Nun gibt es im Sommer die nächste Umstrukturierung, folgt auch der Madsack-Konzern dem längst etablierten Plus-Modell, wie es „Spiegel“, „Zeit“ oder „F.A.Z.“ schon fahren: Dafür werden besondere Artikel, von denen man sich hohes Leserinteresse verspricht, im Plus-Bereich untergebracht, an den man nur bei Abschluss eines Abonnements kommt. Ein Modell, das längst schon medienübergreifend hätte eingeführt werden können. Aber jeder kämpft für sich allein.

Und die Teilung im Redaktionsteam wird noch schärfer zwischen Newsteam und Printteam. Und mit einer Software zur Überwachung des Nutzerverhaltens geht man den Weg hin zur direkten Reichweitenkontrolle. Das mag aus Sicht der Geschäftsleitung toll klingen.
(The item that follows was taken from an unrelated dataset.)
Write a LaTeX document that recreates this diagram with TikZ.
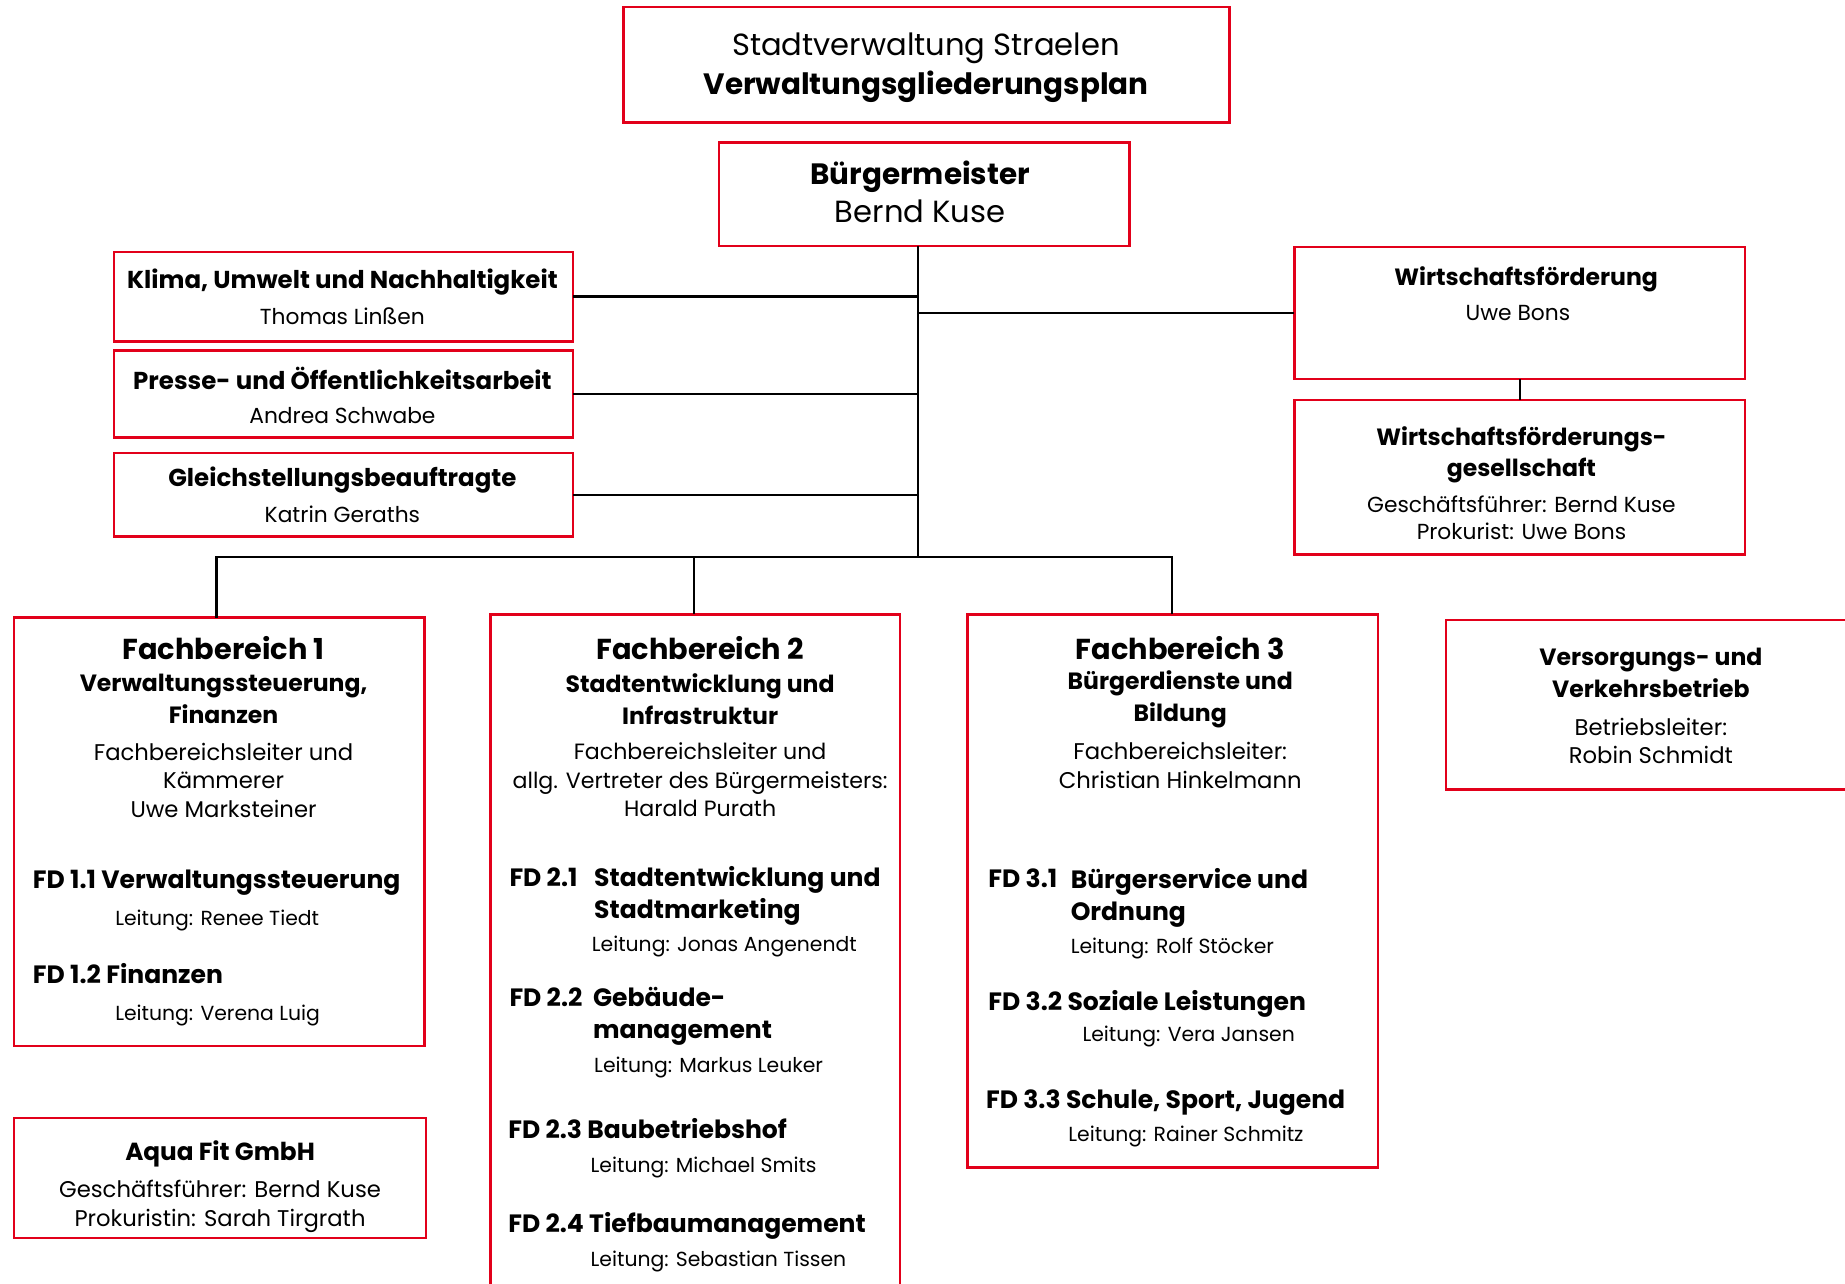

Aber wenn man an so etwas als Redakteur denkt, wird es brenzlig, denn das verändert die Auswahl der Themen noch einmal. Und wo kommen die Leute her, die für den Plus-Bereich die wirklich besonderen Geschichten recherchieren?

Schon in der Vergangenheit war ja zu beobachten, wie der Online-Auftritt der LVZ geradezu zu einem Polizeimeldungskanal wurde, weil Nachrichten von Unfällen, Bränden, Überfällen nun einmal sehr schnell mehr Aufmerksamkeit generieren als eher sachliche Beiträge über Politik, Wirtschaft oder das Engagement der Leipziger. Wird sich das jetzt weiter verschärfen?

Denn das Problem der Jagd nach Reichweite, um damit dann noch ein paar Online-Werbeumsätze zu generieren, funktioniert nur begrenzt.

Ein Problem, auf das Markus Brauck ebenfalls einging in seiner „Spiegel“-Kolumne: „Neue journalistische Dienste füllen diese Lücke bislang nicht. Sie sind im Kleinen, im Kommunalen, so gut wie nie erfolgreich, weil ihnen das ökonomische Modell fehlt. Sie sind im Großen meist nur erfolgreich, wenn sie weniger auf Journalismus setzen und mehr auf Vermarktung. Die Digitalplattformen ‚Vice‘, ‚Buzzfeed‘ und ‚Huffington Post‘, die für einen neuen Journalismus stehen wollen, müssen gerade hunderte Stellen streichen. Auch ihr Problem: das Geschäftsmodell.“

Denn tatsächlich konkurrieren sie allesamt mit den Kolossen Facebook, Youtube & Co., wo ungefilterte Nachrichten in Sekundenschnelle online sind und sich – je schriller und dramatischer sie sind – in Windeseile verbreiten. Oft genug mit fatalen Folgen, weil niemand sie prüft und die Algorithmen, die sie befeuern, nicht auf Fakten, Sinn oder Korrektheit prüfen. Wenn es um diese Themen geht, schaut auch ein Mark Zuckerberg dumm aus der Wäsche, denn sein Geld verdient er mit Masse, Aufregung und dem konsequenten Auslesen und Ausnutzen der Nutzerdaten.

Und dazu kommt dann noch ein echtes Foul-Spiel, wie Klaus Staeck in der „Frankfurter Rundschau“ schrieb: „Wer soll ihm seine Forderungen nach global einheitlicher Regulierung des Datenschutzes abnehmen, hatte doch Facebook selbst stets alle Möglichkeiten, die Sicherheit der Userdaten zu garantieren. Das Unternehmen verbuchte im vorigen Jahr 55,8 Milliarden Dollar Umsatz und wurde hierzulande nur minimal für seine Gewinne aus Werbeeinnahmen besteuert.“

Gegen diesen international agierenden Riesen sind sämtliche deutschen Medienhäuser Zwerge. Und sie haben allesamt noch kein Mittel gefunden, die regionale Berichterstattung unter dem Druck dieses gefräßigen Giganten wieder auf eine sichere Basis zu stellen.

Aber was ist noch sicher, wenn LVZ-Geschäftsführer Björn Steigert in der Betriebsversammlung auch für die LVZ feststellen muss: Das Printmodell ist am Ende? Wie lange dauert es dann noch, bis es auch die LVZ nur noch online gibt? Und wie sieht die dann aus? Dran gearbeitet wird ja schon.